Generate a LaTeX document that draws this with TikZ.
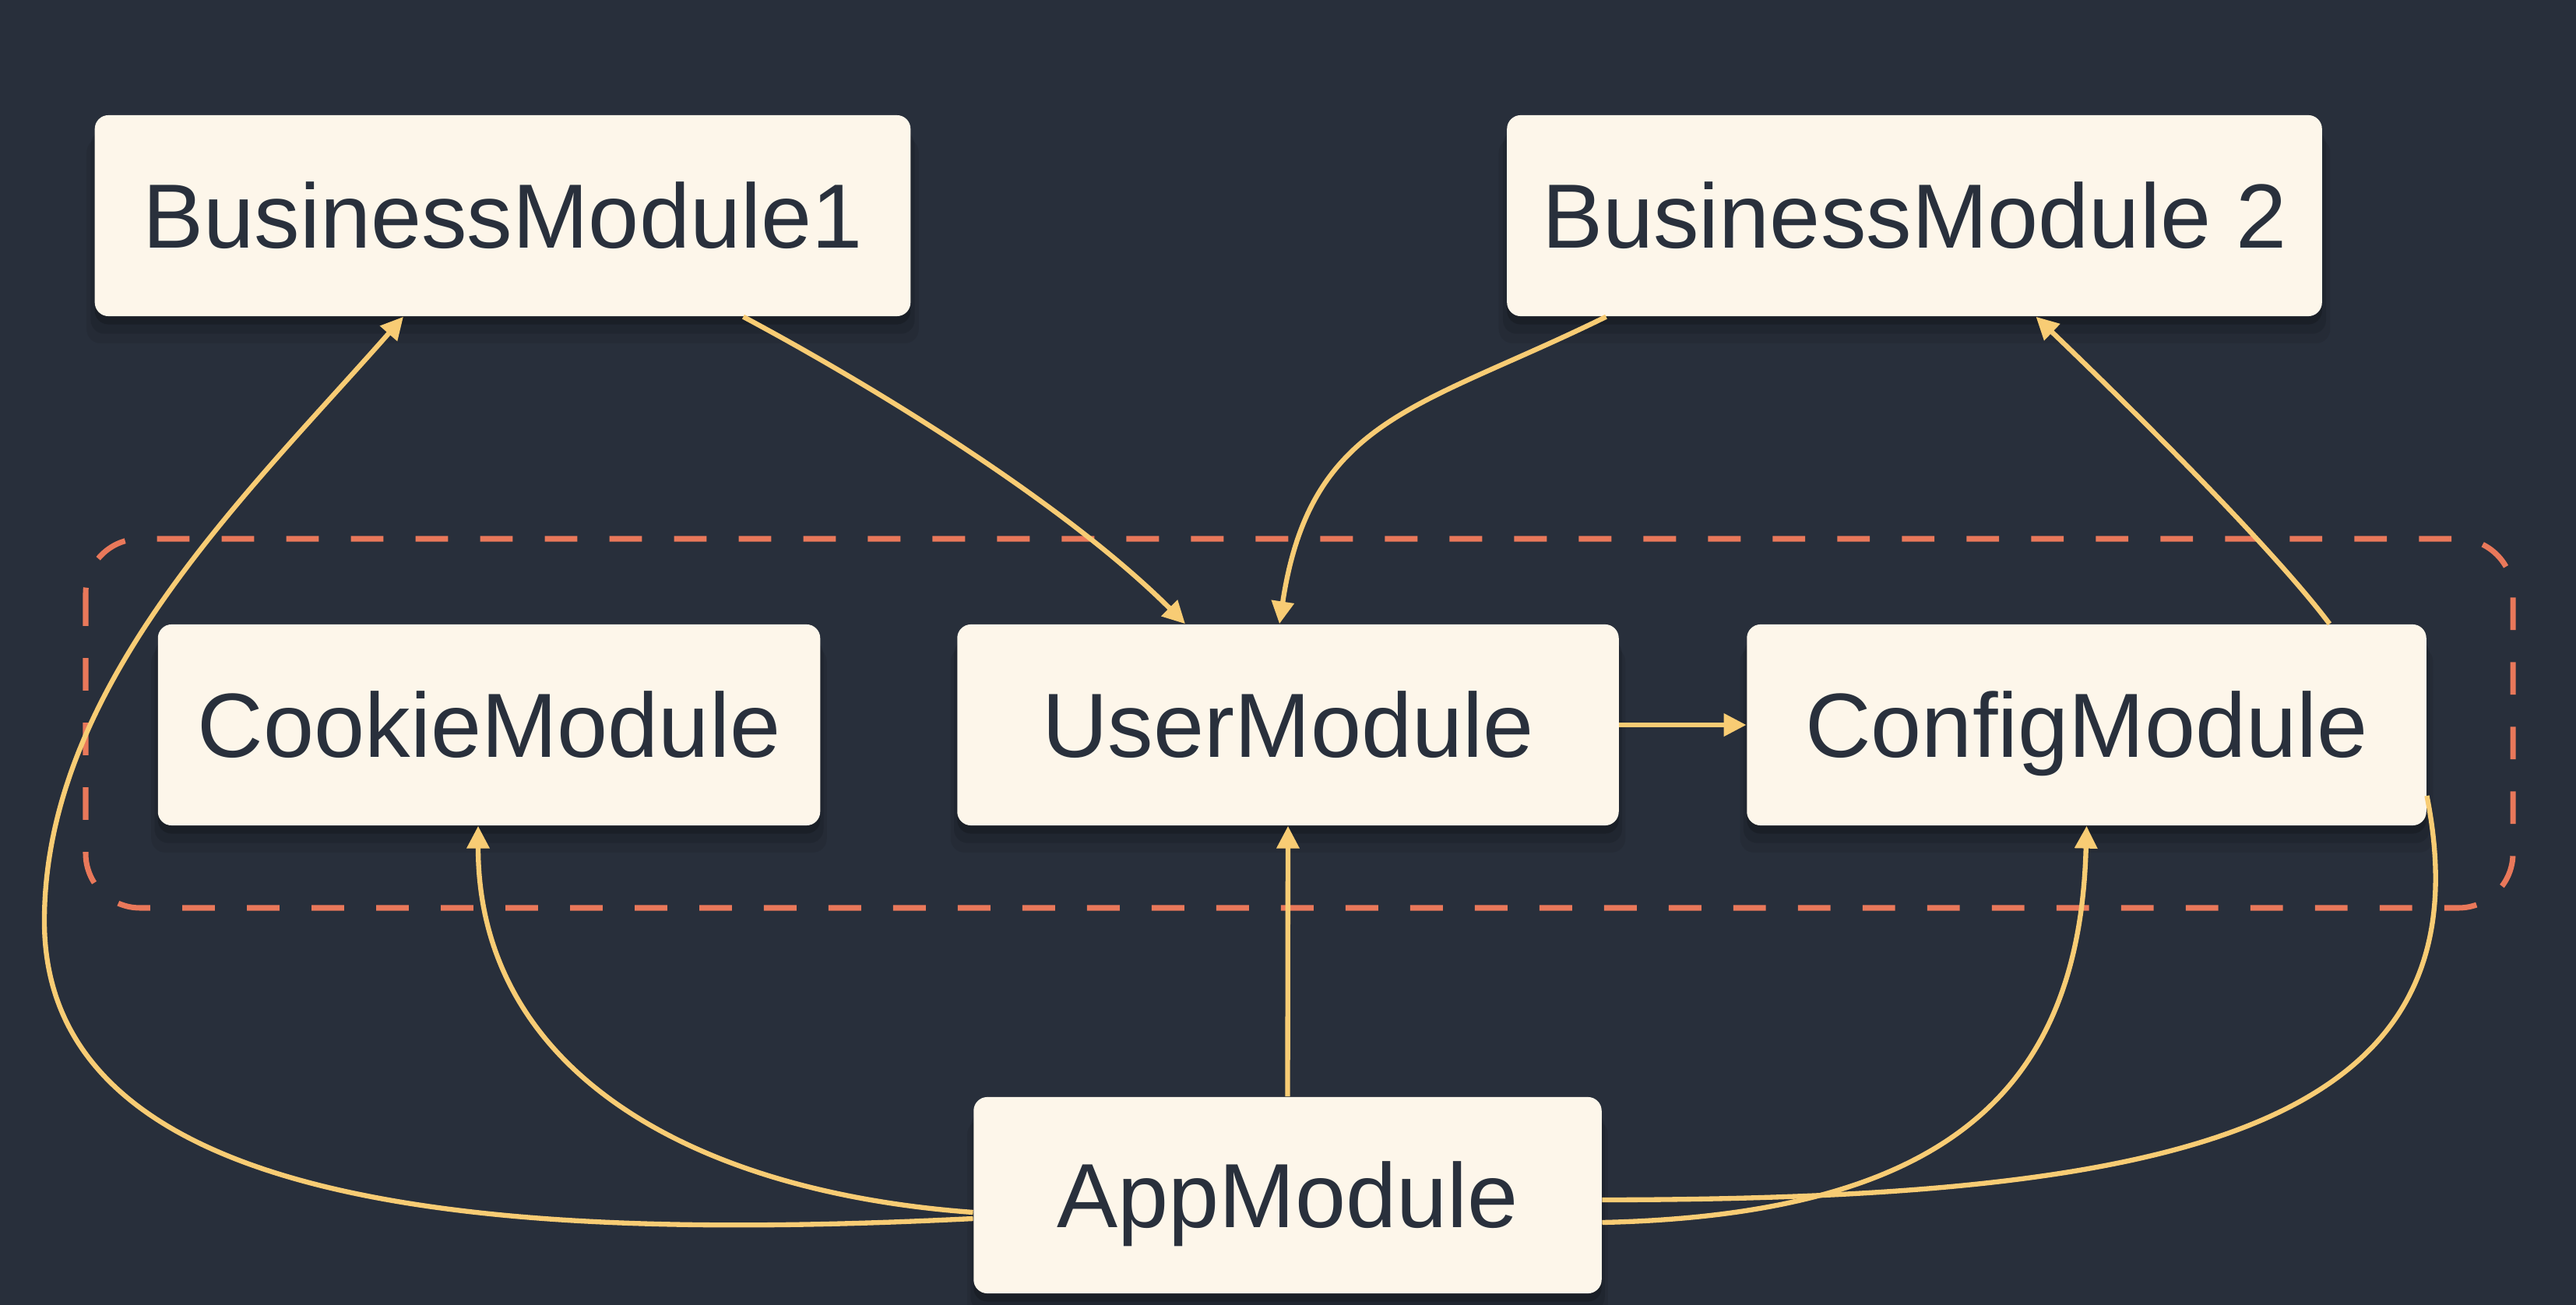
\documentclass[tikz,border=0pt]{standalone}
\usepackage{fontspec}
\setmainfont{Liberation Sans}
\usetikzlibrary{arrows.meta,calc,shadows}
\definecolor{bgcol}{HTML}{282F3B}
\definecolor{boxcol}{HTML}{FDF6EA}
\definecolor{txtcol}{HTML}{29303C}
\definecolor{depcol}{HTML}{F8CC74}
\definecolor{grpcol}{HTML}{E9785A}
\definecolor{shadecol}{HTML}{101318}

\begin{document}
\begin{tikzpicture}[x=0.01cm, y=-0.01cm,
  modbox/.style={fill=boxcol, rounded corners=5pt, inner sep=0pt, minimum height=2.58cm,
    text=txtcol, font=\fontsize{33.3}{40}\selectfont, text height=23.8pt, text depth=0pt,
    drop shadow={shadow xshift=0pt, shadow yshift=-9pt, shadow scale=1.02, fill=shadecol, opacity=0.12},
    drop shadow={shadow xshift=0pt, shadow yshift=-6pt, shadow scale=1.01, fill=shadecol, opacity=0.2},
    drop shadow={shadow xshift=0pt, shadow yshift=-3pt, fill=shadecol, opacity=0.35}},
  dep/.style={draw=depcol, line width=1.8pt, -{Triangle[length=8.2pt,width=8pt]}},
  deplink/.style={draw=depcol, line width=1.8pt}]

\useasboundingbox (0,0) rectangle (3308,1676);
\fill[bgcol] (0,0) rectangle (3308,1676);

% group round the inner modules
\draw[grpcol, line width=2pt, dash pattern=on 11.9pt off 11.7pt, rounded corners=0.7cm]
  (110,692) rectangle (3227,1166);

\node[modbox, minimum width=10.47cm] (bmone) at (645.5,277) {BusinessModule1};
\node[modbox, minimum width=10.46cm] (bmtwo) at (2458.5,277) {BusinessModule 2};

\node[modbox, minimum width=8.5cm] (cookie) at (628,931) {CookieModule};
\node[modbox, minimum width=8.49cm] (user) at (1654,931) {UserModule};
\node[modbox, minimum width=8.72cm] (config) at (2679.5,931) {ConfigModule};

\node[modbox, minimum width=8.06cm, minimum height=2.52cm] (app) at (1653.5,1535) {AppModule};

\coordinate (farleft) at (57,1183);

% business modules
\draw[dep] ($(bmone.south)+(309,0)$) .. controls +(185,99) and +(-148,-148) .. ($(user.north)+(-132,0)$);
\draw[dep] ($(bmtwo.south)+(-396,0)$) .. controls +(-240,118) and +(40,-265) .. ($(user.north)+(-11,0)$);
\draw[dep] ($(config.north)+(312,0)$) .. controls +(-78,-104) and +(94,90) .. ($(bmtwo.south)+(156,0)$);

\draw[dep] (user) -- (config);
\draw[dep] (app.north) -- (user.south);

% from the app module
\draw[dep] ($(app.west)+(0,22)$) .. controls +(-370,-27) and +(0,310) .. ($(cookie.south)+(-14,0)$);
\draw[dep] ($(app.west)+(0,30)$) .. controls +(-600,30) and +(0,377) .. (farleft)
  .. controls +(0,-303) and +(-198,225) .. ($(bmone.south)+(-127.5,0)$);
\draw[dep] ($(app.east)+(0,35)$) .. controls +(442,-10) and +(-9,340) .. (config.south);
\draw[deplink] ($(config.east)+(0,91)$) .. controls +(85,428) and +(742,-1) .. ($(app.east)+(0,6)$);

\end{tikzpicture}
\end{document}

--

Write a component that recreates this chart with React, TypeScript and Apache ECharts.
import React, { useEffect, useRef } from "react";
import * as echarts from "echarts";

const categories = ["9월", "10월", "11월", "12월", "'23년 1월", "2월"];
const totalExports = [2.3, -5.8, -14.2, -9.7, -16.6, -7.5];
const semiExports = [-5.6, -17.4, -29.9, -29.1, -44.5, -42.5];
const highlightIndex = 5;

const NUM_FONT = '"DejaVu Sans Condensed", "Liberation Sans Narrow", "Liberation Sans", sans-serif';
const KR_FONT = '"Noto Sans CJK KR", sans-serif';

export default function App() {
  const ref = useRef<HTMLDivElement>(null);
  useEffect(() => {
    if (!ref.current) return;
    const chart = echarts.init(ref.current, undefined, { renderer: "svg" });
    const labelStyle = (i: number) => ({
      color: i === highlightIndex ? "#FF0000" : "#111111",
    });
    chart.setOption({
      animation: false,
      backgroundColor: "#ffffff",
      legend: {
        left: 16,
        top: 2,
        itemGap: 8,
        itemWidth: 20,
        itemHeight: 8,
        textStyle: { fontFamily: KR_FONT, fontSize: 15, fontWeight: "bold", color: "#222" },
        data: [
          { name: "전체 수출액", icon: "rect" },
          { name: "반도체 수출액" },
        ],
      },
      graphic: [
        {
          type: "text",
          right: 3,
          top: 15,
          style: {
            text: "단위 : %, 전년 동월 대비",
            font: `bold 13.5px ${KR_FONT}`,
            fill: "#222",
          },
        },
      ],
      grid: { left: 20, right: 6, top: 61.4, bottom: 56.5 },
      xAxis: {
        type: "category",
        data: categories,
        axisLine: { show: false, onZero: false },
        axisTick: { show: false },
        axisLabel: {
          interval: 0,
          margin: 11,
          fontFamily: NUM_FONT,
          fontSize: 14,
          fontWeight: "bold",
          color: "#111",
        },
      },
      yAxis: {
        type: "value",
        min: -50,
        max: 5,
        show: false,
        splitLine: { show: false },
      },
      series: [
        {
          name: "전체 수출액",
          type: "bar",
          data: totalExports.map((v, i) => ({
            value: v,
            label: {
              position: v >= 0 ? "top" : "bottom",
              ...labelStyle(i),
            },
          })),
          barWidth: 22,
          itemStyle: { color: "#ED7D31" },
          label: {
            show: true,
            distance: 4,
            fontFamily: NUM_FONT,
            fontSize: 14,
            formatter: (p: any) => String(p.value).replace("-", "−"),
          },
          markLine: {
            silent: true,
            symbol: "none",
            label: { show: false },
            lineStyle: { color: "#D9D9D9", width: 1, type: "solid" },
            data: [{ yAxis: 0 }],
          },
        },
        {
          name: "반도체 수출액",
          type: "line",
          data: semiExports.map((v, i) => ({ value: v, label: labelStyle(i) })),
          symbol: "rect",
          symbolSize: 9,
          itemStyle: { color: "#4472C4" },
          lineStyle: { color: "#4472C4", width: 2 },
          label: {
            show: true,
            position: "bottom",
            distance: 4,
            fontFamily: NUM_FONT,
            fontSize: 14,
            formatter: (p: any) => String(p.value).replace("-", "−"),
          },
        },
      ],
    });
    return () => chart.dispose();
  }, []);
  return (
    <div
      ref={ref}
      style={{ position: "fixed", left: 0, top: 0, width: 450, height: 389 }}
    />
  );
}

--

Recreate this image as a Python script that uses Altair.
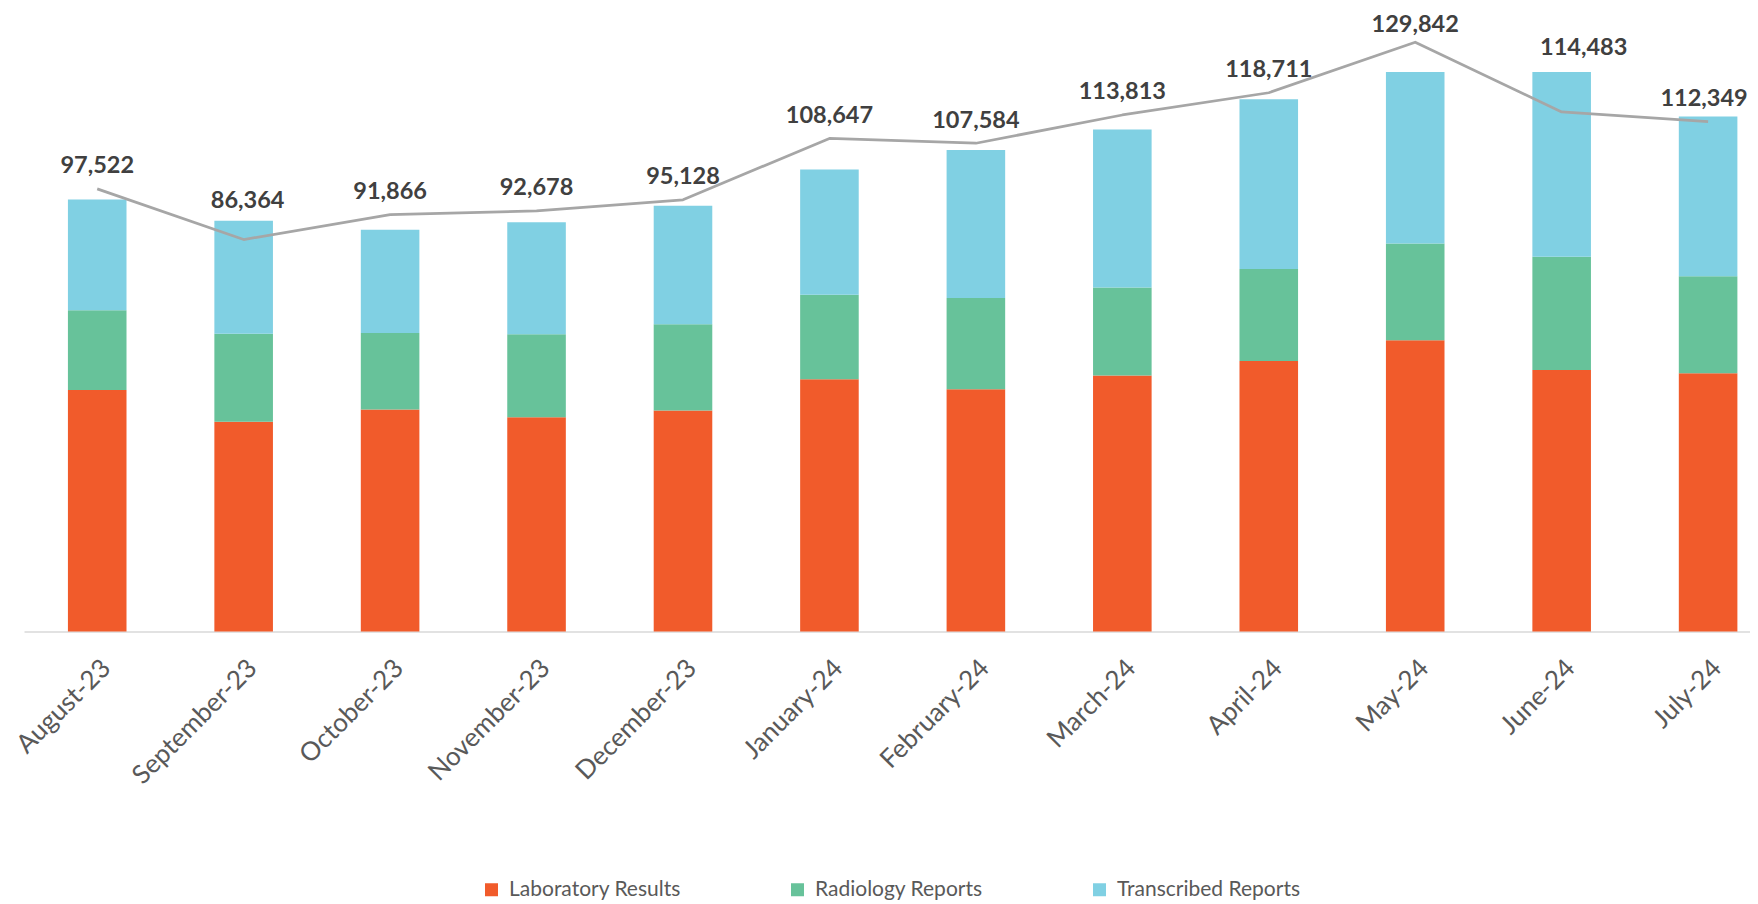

§ Problem statement: All lines above from the one containing "Generate a LaTeX" through the one containing "(farleft) at (57,1183);" are to be quoted exactly, and only those; pictures are left out.

§ Correct result:
Generate a LaTeX document that draws this with TikZ.
\documentclass[tikz,border=0pt]{standalone}
\usepackage{fontspec}
\setmainfont{Liberation Sans}
\usetikzlibrary{arrows.meta,calc,shadows}
\definecolor{bgcol}{HTML}{282F3B}
\definecolor{boxcol}{HTML}{FDF6EA}
\definecolor{txtcol}{HTML}{29303C}
\definecolor{depcol}{HTML}{F8CC74}
\definecolor{grpcol}{HTML}{E9785A}
\definecolor{shadecol}{HTML}{101318}

\begin{document}
\begin{tikzpicture}[x=0.01cm, y=-0.01cm,
  modbox/.style={fill=boxcol, rounded corners=5pt, inner sep=0pt, minimum height=2.58cm,
    text=txtcol, font=\fontsize{33.3}{40}\selectfont, text height=23.8pt, text depth=0pt,
    drop shadow={shadow xshift=0pt, shadow yshift=-9pt, shadow scale=1.02, fill=shadecol, opacity=0.12},
    drop shadow={shadow xshift=0pt, shadow yshift=-6pt, shadow scale=1.01, fill=shadecol, opacity=0.2},
    drop shadow={shadow xshift=0pt, shadow yshift=-3pt, fill=shadecol, opacity=0.35}},
  dep/.style={draw=depcol, line width=1.8pt, -{Triangle[length=8.2pt,width=8pt]}},
  deplink/.style={draw=depcol, line width=1.8pt}]

\useasboundingbox (0,0) rectangle (3308,1676);
\fill[bgcol] (0,0) rectangle (3308,1676);

% group round the inner modules
\draw[grpcol, line width=2pt, dash pattern=on 11.9pt off 11.7pt, rounded corners=0.7cm]
  (110,692) rectangle (3227,1166);

\node[modbox, minimum width=10.47cm] (bmone) at (645.5,277) {BusinessModule1};
\node[modbox, minimum width=10.46cm] (bmtwo) at (2458.5,277) {BusinessModule 2};

\node[modbox, minimum width=8.5cm] (cookie) at (628,931) {CookieModule};
\node[modbox, minimum width=8.49cm] (user) at (1654,931) {UserModule};
\node[modbox, minimum width=8.72cm] (config) at (2679.5,931) {ConfigModule};

\node[modbox, minimum width=8.06cm, minimum height=2.52cm] (app) at (1653.5,1535) {AppModule};

\coordinate (farleft) at (57,1183);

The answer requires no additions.